By NEIL HARTNELL
Tribune Business Editor
Baha Mar's contractor has been warned by a Florida judge that it is "rare" to obtain the injunction it views as vital to hitting the $4.2 billion project's October 15 completion date.
China Construction America (CCA) Bahamas, in new legal filings on Friday, piled on the rationale for why it, Baha Mar and the Bahamas will suffer "irreparable harm" if it fails to get its hands on 1,420 lounge chairs intended for the project.
The Chinese state-owned contractor this time cited Baha Mar's forecast economic impact, and the project's importance to the Bahamas' sovereign creditworthiness, as additional reasons - along with damage to its own reputation - as to why Florida-based Source Outdoor should be compelled to hand over the chairs.
CCA Bahamas sought to buttress its case after the judge hearing the matter suggested it was difficult for the contractor to obtain the injunction it is seeking on the basis of "irreparable harm".
"During the telephonic hearing on July 12, 2017, the magistrate judge suggested to the parties that injunctive relief is a contract dispute was a somewhat 'rare' occurrence," CCA and its US attorneys conceded.
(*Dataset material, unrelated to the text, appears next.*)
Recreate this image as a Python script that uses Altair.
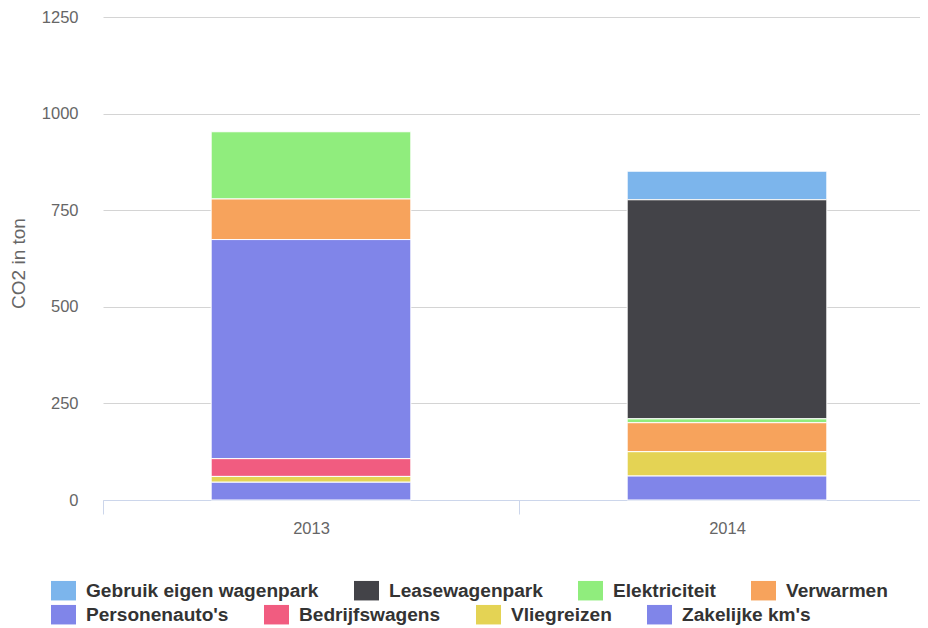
import altair as alt
import pandas as pd

years = ["2013", "2014"]
series = ["Gebruik eigen wagenpark", "Leasewagenpark", "Elektriciteit", "Verwarmen",
          "Personenauto's", "Bedrijfswagens", "Vliegreizen", "Zakelijke km's"]
colors = ["#7cb5ec", "#434348", "#90ed7d", "#f7a35c",
          "#8085e9", "#f15c80", "#e4d354", "#8085e9"]
values_2013 = [0, 0, 174, 105, 567, 46, 15, 46]
values_2014 = [74, 567, 10, 75, 0, 0, 63, 62]
y_ticks = [0, 250, 500, 750, 1000, 1250]

rows = []
for year, vals in zip(years, [values_2013, values_2014]):
    for i, (s, v) in enumerate(zip(series, vals)):
        if v > 0:
            rows.append({"year": year, "series": s, "value": v,
                         "stack": len(series) - i, "legendrow": 1 if i < 4 else 2})
df = pd.DataFrame(rows)

FONT = "Liberation Sans"

x_enc = alt.X("year:N", sort=years,
              scale=alt.Scale(paddingInner=0, paddingOuter=0),
              axis=alt.Axis(title=None, labelAngle=0, tickBand="extent", grid=False,
                            domainColor="#ccd6eb", domainWidth=1,
                            tickColor="#ccd6eb", tickWidth=1, tickSize=14,
                            labelFont=FONT, labelFontSize=16.5, labelColor="#666666",
                            labelPadding=6))
y_enc = alt.Y("y0:Q",
              scale=alt.Scale(domain=[0, 1250], nice=False),
              axis=alt.Axis(title="CO2 in ton", values=y_ticks, format="d", grid=True,
                            gridColor="#d4d4d4", gridWidth=1, domain=False, ticks=False,
                            labelFont=FONT, labelFontSize=16.5, labelColor="#666666",
                            labelPadding=25,
                            titleFont=FONT, titleFontSize=19, titleFontWeight="normal",
                            titleColor="#666666", titleAngle=270, titleAlign="center",
                            titleBaseline="alphabetic", titleX=-79, titleY=246))


def legend_for(y):
    return alt.Legend(title=None, orient="none", legendX=-52, legendY=y,
                      direction="horizontal", columns=4,
                      columnPadding=35, padding=0,
                      symbolType="M-1,-0.78L1,-0.78L1,0.78L-1,0.78Z",
                      symbolSize=625, symbolStrokeWidth=0, symbolOpacity=1,
                      labelFont=FONT, labelFontSize=19.1,
                      labelFontWeight="bold", labelColor="#333333",
                      labelOffset=10, labelLimit=400)


base = alt.Chart(df).transform_stack(
    stack="value", as_=["y0", "y1"], groupby=["year"],
    sort=[alt.SortField("stack", order="ascending")],
)

bars = base.mark_bar(stroke="white", strokeWidth=1, width=alt.RelativeBandSize(0.48))

top_layer = bars.transform_filter(alt.datum.legendrow == 1).encode(
    x=x_enc, y=y_enc, y2="y1:Q",
    color=alt.Color("series:N", scale=alt.Scale(domain=series[:4], range=colors[:4]),
                    legend=legend_for(561)),
)
bottom_layer = bars.transform_filter(alt.datum.legendrow == 2).encode(
    x=x_enc, y=y_enc, y2="y1:Q",
    color=alt.Color("series:N", scale=alt.Scale(domain=series[4:], range=colors[4:]),
                    legend=legend_for(585)),
)

chart = alt.layer(top_layer, bottom_layer).resolve_scale(color="independent").properties(
    width=832, height=483,
    autosize=alt.AutoSizeParams(type="none"),
    padding={"left": 95, "top": 9, "right": -15, "bottom": 128},
).configure_view(strokeWidth=0)

chart.save("out.html", embed_options={"renderer": "svg", "actions": False})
"That is, the irreparable harm requirement for injunctive relief is difficult to establish."
CCA is seeking an injunction where the south Florida federal court would order that the 1,420 chairs be "delivered immediately" to its Miami-based freight forwarder for onward shipping to the Bahamas.
Given the doubts expressed by the judge, CCAs attorneys rapidly went to work on finding case histories to support their case, as well as embellishing the 'irreparable harm' that it will suffer.
"The project for which the chairs are intended is 'one of the most significant single phase resorts currently under development in the western hemisphere'," CCA noted in its legal filings. "Once completed it will generate nearly 5,000 jobs and its projected to have an annual payroll in excess of $130 million, representing 12 per cent of the GDP of the Bahamas.
"It is expected to have a significant impact on the bond rating of the Government of the Bahamas." Strangely, CCA's legal filings made no mention of the recent 'downgrade review' imposed by Moody's, which could cause the Bahamas to suffer a second cut to 'junk' within an eight to nine-month period.
The contractor, though, continued to be exercised by the potential fall-out to its reputation, which has already taken a battering in the eyes of many Bahamians after it missed numerous Baha Mar completion deadlines under former developer, Sarkis Izmirlian, resulting in the eventual Chapter 11 bankruptcy protection filing and bitter legal dispute.
"Failure of CCA to complete this aspect of the project would result in intense scrutiny and unprecedented derogatory publicity directed at CCA at the peak of the Bahamian tourist season," the contractor warned.
"CCA is contractually obligated to provide the chairs to the project for which they are intended by October 15, 2017. Failure to provide the chairs by this date exposes CCA to liquidated damages of $150,000 per day, escalating to $250,000 per day.
"It is not possible to calculate in monetary terms the damage to the reputation of a major construction firm it it is unable to meet the terms of its agreement with the owner of a project of this size, importance and economic significance of the Baha Mar development. A project heavily scrutinised by the Government of the Bahamas, by the bond rating agencies, by the press and the populace."
CCA appears to have placed itself in this position by admitting that it "assumed responsibility for the procurement and delivery of furniture, fixtures and equipment" for the $4.2 billion project. This means it will not hit 'substantial completion' until the promised lounge chairs are delivered.
Edison Sumner, the Bahamas Chamber of Commerce's chief executive, previously told Tribune Business he had been reassured by Baha Mar's prospective new owners, Chow Tai Fook Enterprises (CTFE), that CCA's dispute would have no impact on the resort's next opening phases or operations.
These include the opening of the SLS Lux property in October 2017, followed by completion and opening of the Rosewood in time for March/April 2018 and the peak winter tourism season.
Source Outdoor is allegedly withholding the lounge chairs as 'leverage' to force payment of pre-Chapter 11 debts owed to it by Baha Mar.
CCA is alleging that it has no responsibility for these debts, and that these have no connection to the $390,500 chairs shipment, which it has already fully paid for. Yet the Chinese contractor's lawsuit makes no mention of its role in the Baha Mar creditor payout process.
Instead, CCA is alleging that Source Outdoor is now selling Baha Mar's lounge chairs "on the open market" in a bid to recover debts owed by Mr Izmirlian prior to the ill-fated bankruptcy protection filing in the US courts.